Let me write you another picture: I’m at Half Moon Bay in the summer of 2024, and it’s the first time I’ve allowed myself in the water in a decade. I let myself sink below the surface, to see how long I can hold my breath now that I run on the regular. I also want to cry. How do you articulate this to the people that you’ve come here with? How do you tell them that they’re unwittingly watching brick after brick in the wall around your body dissolve into the salt water? I’d spent so long afraid of the beach and my own body, I stopped remembering my love for water. Blue has come back into being my favourite colour. I’d forgotten summer didn’t have to be a punishment.
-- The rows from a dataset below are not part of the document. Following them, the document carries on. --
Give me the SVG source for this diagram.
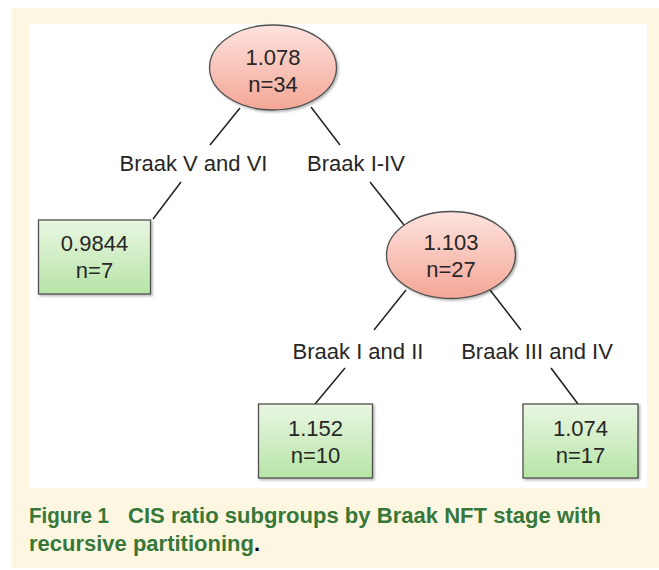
<svg xmlns="http://www.w3.org/2000/svg" width="659" height="570" viewBox="0 0 659 570">
<style>
.lbl{font-family:"Liberation Sans",Arial,sans-serif;font-size:22px;fill:#262626;text-anchor:middle}
.edge{stroke:#222;stroke-width:1.5;fill:none}
.oval{fill:url(#gRed);stroke:#505050;stroke-width:1.3;filter:url(#sh)}
.box{fill:url(#gGreen);stroke:#505050;stroke-width:1.3;filter:url(#sh)}
.cap{font-family:"Liberation Sans",Arial,sans-serif;font-size:22px;font-weight:bold;fill:#37773a}
</style>
<defs>
<linearGradient id="gRed" x1="0" y1="0" x2="0" y2="1">
<stop offset="0" stop-color="#fde3de"/>
<stop offset="1" stop-color="#f4a696"/>
</linearGradient>
<linearGradient id="gGreen" x1="0" y1="0" x2="0" y2="1">
<stop offset="0" stop-color="#eaf7e3"/>
<stop offset="1" stop-color="#b6e4a6"/>
</linearGradient>
<filter id="sh" x="-10%" y="-10%" width="125%" height="125%">
<feDropShadow dx="1.5" dy="1.5" stdDeviation="1" flood-color="#000" flood-opacity="0.3"/>
</filter>
</defs>
<rect x="12" y="8" width="647" height="560" fill="#fdf7e1"/>
<rect x="29" y="24" width="618" height="464" fill="#ffffff"/>
<g id="connectors">
<line class="edge" x1="240" y1="108" x2="210" y2="145"/>
<line class="edge" x1="311" y1="107" x2="340" y2="145"/>
<line class="edge" x1="181" y1="182" x2="153" y2="219"/>
<line class="edge" x1="370" y1="182" x2="404" y2="225"/>
<line class="edge" x1="406" y1="290" x2="374" y2="330"/>
<line class="edge" x1="490" y1="290" x2="521" y2="330"/>
<line class="edge" x1="345" y1="368" x2="315" y2="404"/>
<line class="edge" x1="551" y1="368" x2="578" y2="404"/>
</g>
<g id="edge-labels">
<text class="lbl" x="193.5" y="171">Braak V and VI</text>
<text class="lbl" x="356" y="171">Braak I-IV</text>
<text class="lbl" x="358" y="359">Braak I and II</text>
<text class="lbl" x="537" y="359">Braak III and IV</text>
</g>
<g id="node-root">
<ellipse class="oval" cx="273" cy="67.5" rx="63.5" ry="42.5"/>
<text class="lbl" x="273" y="65">1.078</text>
<text class="lbl" x="273" y="91.5">n=34</text>
</g>
<g id="node-left">
<rect class="box" x="38.5" y="220" width="112" height="74"/>
<text class="lbl" x="94.5" y="250.5">0.9844</text>
<text class="lbl" x="94.5" y="278">n=7</text>
</g>
<g id="node-mid">
<ellipse class="oval" cx="451" cy="255" rx="64.5" ry="43.5"/>
<text class="lbl" x="451" y="250">1.103</text>
<text class="lbl" x="451" y="276.5">n=27</text>
</g>
<g id="node-ll">
<rect class="box" x="258.5" y="404" width="114" height="74"/>
<text class="lbl" x="315.5" y="436">1.152</text>
<text class="lbl" x="315.5" y="463">n=10</text>
</g>
<g id="node-lr">
<rect class="box" x="523" y="404" width="115" height="74"/>
<text class="lbl" x="580.5" y="436">1.074</text>
<text class="lbl" x="580.5" y="463">n=17</text>
</g>
<g id="caption">
<text class="cap" x="29" y="523" textLength="80" lengthAdjust="spacingAndGlyphs">Figure 1</text>
<text class="cap" x="128" y="523" textLength="473" lengthAdjust="spacingAndGlyphs">CIS ratio subgroups by Braak NFT stage with</text>
<text class="cap" x="29" y="551" textLength="231" lengthAdjust="spacingAndGlyphs">recursive partitioning<tspan fill="#000000">.</tspan></text>
</g>
</svg>
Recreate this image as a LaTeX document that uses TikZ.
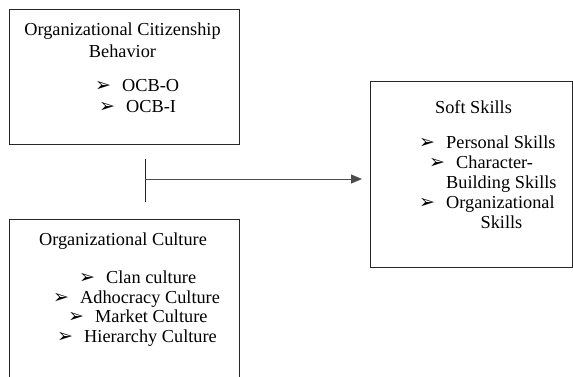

One more: 12 months later, I’m adrift on my back at Brighton Beach and watching a storm crawl in. Waterlogged clouds turn a rageful violet. I’m all by my lonesome. I decide then and there I’d be okay if things just ended, with a sky struck with electric capillaries, lungs pumping in and out, cloud canopy alight. My ears sit below the waves, and all I hear is the blood running through them, the seashell rush of the sea. A beginning and an ending.

Someone stared at this water 10, 1,000, 10,000 years ago. People have traversed it forever. The waves suggest you’re not so different. We live in an era so conducive to isolating yourself it’s easy to forget there’s more than what’s directly in front of you. Take the water, for one. Take what lies beneath.

When will we stop writing about the beach? Maybe when there’s nothing left to say; maybe when fishing trawlers have turned over the last patch of sand; maybe when the sea has risen so high only the mountains can part it; maybe when the surface carries so much oil it swallows the sunrise. 

But for now, I’ll keep thinking about how I don’t see the coastline nearly enough; I’ll think about how the waves work their way into my writing whether I want them there or not. And I’ll wait for the water to swallow us up again.